The iPad in Education: Uses, Benefits, and Challenges

A survey of 6,057 students and 302 teachers in Quebec has produced an interesting preliminary report.* Karsenti and Fievez asked important questions, but I found myself frustrated reading the results. While questions addressed the use of iPads (or touch pads) by students and teachers, benefits were attributed using a traditional classroom setting and did not allow for the potential of such mobile technologies in a different and emerging learning environment. The questions shouldn't be, "Can we do all the same things better with an iPad?"– but rather, "How can we transform learning with these devices?"
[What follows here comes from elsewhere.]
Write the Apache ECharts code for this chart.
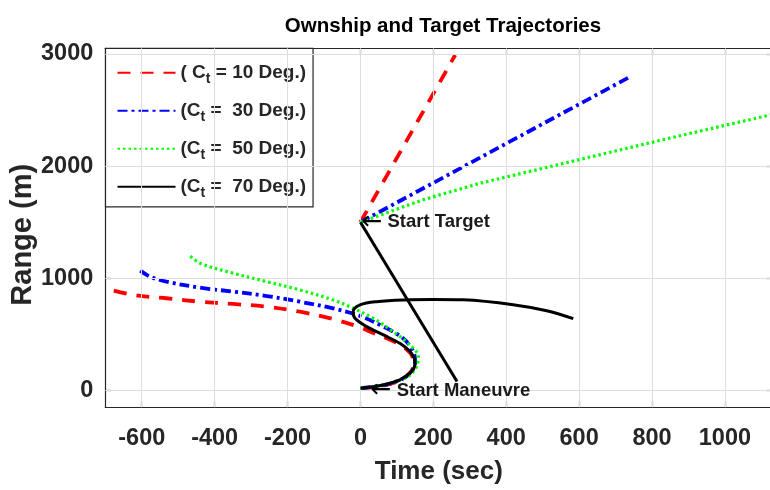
<!DOCTYPE html>
<html>
<head>
<meta charset="utf-8">
<script src="https://cdn.jsdelivr.net/npm/echarts@6/dist/echarts.min.js"></script>
<style>
  html, body { margin: 0; padding: 0; background: #fff; }
  #chart { width: 770px; height: 490px; }
</style>
</head>
<body>
<div id="chart"></div>
<script>
// Axis ticks
const timeTicks = [-600, -400, -200, 0, 200, 400, 600, 800, 1000];
const rangeTicks = [0, 1000, 2000, 3000];

// Legend names (the "_t" part is drawn as a subscript)
const names = ['( C_t = 10 Deg.)', '(C_t =  30 Deg.)', '(C_t =  50 Deg.)', '(C_t =  70 Deg.)'];

// Target tracks [time (sec), range (m)]
const target10 = [[0, 1500], [260, 2990]];
const target30 = [[0, 1500], [742, 2800]];
const target50 = [[0, 1500], [172, 1700], [328, 1847], [849, 2250], [1130, 2460]];
const target70 = [[0, 1500], [265, 80]];

// Ownship tracks [time (sec), range (m)]
const own10 = [[0, 20], [60, 42], [108, 90], [138, 165], [146, 245], [138, 328], [110, 405], [72, 465],
  [30, 520], [-1, 563], [-75, 637], [-166, 702], [-257, 747], [-349, 771], [-440, 791], [-532, 822],
  [-623, 851], [-700, 911]];
const own30 = [[0, 20], [62, 47], [110, 95], [140, 168], [150, 257], [145, 346], [117, 465], [63, 569],
  [-1, 664], [-75, 732], [-166, 791], [-257, 842], [-349, 881], [-440, 916], [-532, 970], [-577, 1014],
  [-604, 1068]];
const own50 = [[0, 20], [65, 50], [115, 100], [136, 138], [154, 212], [159, 301], [136, 405], [90, 524],
  [35, 643], [-20, 733], [-75, 807], [-166, 896], [-257, 970], [-349, 1045], [-440, 1134], [-467, 1199]];
const own70 = [[0, 20], [63, 49], [108, 94], [140, 168], [150, 242], [140, 331], [108, 420], [63, 495],
  [17, 569], [-15, 643], [-20, 702], [-1, 762], [44, 791], [136, 808], [200, 812], [282, 808],
  [419, 765], [511, 711], [584, 640]];

// Annotation anchors
const startTarget = [0, 1500];
const startManeuvre = [25, 0];

const FONT = "'Liberation Sans', Arial, sans-serif";
const INK = '#262626';

const styles = [
  { color: '#ff0000', type: [13, 10], width: 3.8 },
  { color: '#0000ff', type: [10, 4, 3, 4], width: 3.8 },
  { color: '#00ff00', type: [2.5, 3], width: 3.2 },
  { color: '#000000', type: 'solid', width: 3 }
];
const targets = [target10, target30, target50, target70];
const owns = [own10, own30, own50, own70];

const series = [];
// Grid lines
series.push({
  type: 'line', name: 'grid', data: [], silent: true, z: 1,
  markLine: {
    silent: true, symbol: 'none', animation: false,
    label: { show: false },
    lineStyle: { color: '#dedede', width: 1, type: 'solid' },
    data: timeTicks.map(v => ({ xAxis: v })).concat(rangeTicks.map(v => ({ yAxis: v })))
  }
});
for (let i = 0; i < 4; i++) {
  const common = {
    type: 'line', name: names[i], symbol: 'none', showSymbol: false, animation: false,
    lineStyle: { color: styles[i].color, type: styles[i].type, width: styles[i].width },
    itemStyle: { color: styles[i].color }, z: 3 + i
  };
  series.push(Object.assign({}, common, { data: owns[i], smooth: 0.35 }));
  series.push(Object.assign({}, common, { data: targets[i] }));
}
// Text annotations
const annLabel = (txt) => ({
  show: true, position: 'right', distance: 1,
  formatter: '{a|\u2190}{t| ' + txt + '}',
  rich: {
    a: { fontFamily: "'DejaVu Sans', sans-serif", fontSize: 25, color: '#000' },
    t: { fontFamily: FONT, fontWeight: 'bold', fontSize: 18.5, color: '#1a1a1a' }
  }
});
series.push({
  type: 'scatter', name: 'notes', symbolSize: 0, silent: true, z: 10, animation: false,
  itemStyle: { opacity: 1 },
  data: [
    { value: startTarget, label: annLabel('Start Target') },
    { value: startManeuvre, label: annLabel('Start Maneuvre') }
  ]
});

const axisLineStyle = { color: INK, width: 1.2 };
const tickLabel = { fontFamily: FONT, fontWeight: 'bold', fontSize: 23.5, color: INK, formatter: v => String(v) };
const chart = echarts.init(document.getElementById('chart'), null, { renderer: 'canvas' });
chart.setOption({
  backgroundColor: '#ffffff',
  animation: false,
  title: {
    text: 'Ownship and Target Trajectories',
    left: 438, top: 11, textAlign: 'center',
    textStyle: { fontFamily: FONT, fontWeight: 'bold', fontSize: 20.5, color: '#000' }
  },
  grid: { left: 105.3, right: -2.3, top: 48.3, bottom: 82.7, outerBoundsMode: 'none', containLabel: false },
  legend: {
    data: names,
    orient: 'vertical', left: 105.5, top: 48.3,
    backgroundColor: '#ffffff', borderColor: INK, borderWidth: 1.2,
    padding: [15, 7, 7, 11], itemGap: 15.5, itemWidth: 58, itemHeight: 14,
    selectedMode: false,
    itemStyle: { opacity: 0 },
    formatter: (n) => {
      const p = n.split('_t');
      return '{b|' + p[0] + '}{s|t}{b|' + p[1] + '}';
    },
    textStyle: {
      rich: {
        b: { fontFamily: FONT, fontWeight: 'bold', fontSize: 19, color: INK, lineHeight: 26 },
        s: { fontFamily: FONT, fontWeight: 'bold', fontSize: 14, color: INK, lineHeight: 14, verticalAlign: 'bottom' }
      }
    }
  },
  xAxis: [{
    type: 'value', min: -700, max: 1130,
    name: 'Time (sec)', nameLocation: 'middle', nameGap: 52, nameMoveOverlap: false,
    nameTextStyle: { fontFamily: FONT, fontWeight: 'bold', fontSize: 26, color: INK },
    axisLine: { show: true, onZero: false, lineStyle: axisLineStyle },
    axisTick: { show: true, inside: true, length: 6, customValues: timeTicks, lineStyle: axisLineStyle },
    axisLabel: Object.assign({ show: true, customValues: timeTicks, margin: 19 }, tickLabel),
    splitLine: { show: false }
  }, {
    type: 'value', min: -700, max: 1130, position: 'top',
    axisLine: { show: true, onZero: false, lineStyle: axisLineStyle },
    axisTick: { show: true, inside: true, length: 6, customValues: timeTicks, lineStyle: axisLineStyle },
    axisLabel: { show: false },
    splitLine: { show: false }
  }],
  yAxis: [{
    type: 'value', min: -150, max: 3050,
    name: 'Range (m)', nameLocation: 'middle', nameGap: 68, nameRotate: 90, nameMoveOverlap: false,
    nameTextStyle: { fontFamily: FONT, fontWeight: 'bold', fontSize: 29, color: INK, padding: [0, 14, 0, 0] },
    axisLine: { show: true, onZero: false, lineStyle: axisLineStyle },
    axisTick: { show: true, inside: true, length: 6, customValues: rangeTicks, lineStyle: axisLineStyle },
    axisLabel: Object.assign({ show: true, customValues: rangeTicks, margin: 12 }, tickLabel),
    splitLine: { show: false }
  }, {
    type: 'value', min: -150, max: 3050, position: 'right',
    axisLine: { show: true, onZero: false, lineStyle: axisLineStyle },
    axisTick: { show: true, inside: true, length: 6, customValues: rangeTicks, lineStyle: axisLineStyle },
    axisLabel: { show: false },
    splitLine: { show: false }
  }],
  series: series
});
</script>
</body>
</html>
A student may not write better on an iPad, but imagine what would happen to his/her writing after a Skype session with an actual "Lost Boy of Sudan", or a curator at the Charles Dickens Museum, or a graphic novelist. Or perhaps the student's content would improve after following a twitter discussion on a novel, gaining the perspective of readers on a global scale.
Recommendations made in the report wisely include professional development for teachers, but we must be careful to move past mere adaptation and recognize the paradigm has shifted.




* Karsenti, T., & Fievez, A. (2013). The iPad in education: uses, benefits, and challenges – A survey of 6,057 students and 302 teachers in Quebec, Canada. Montreal, QC: CRIFPE.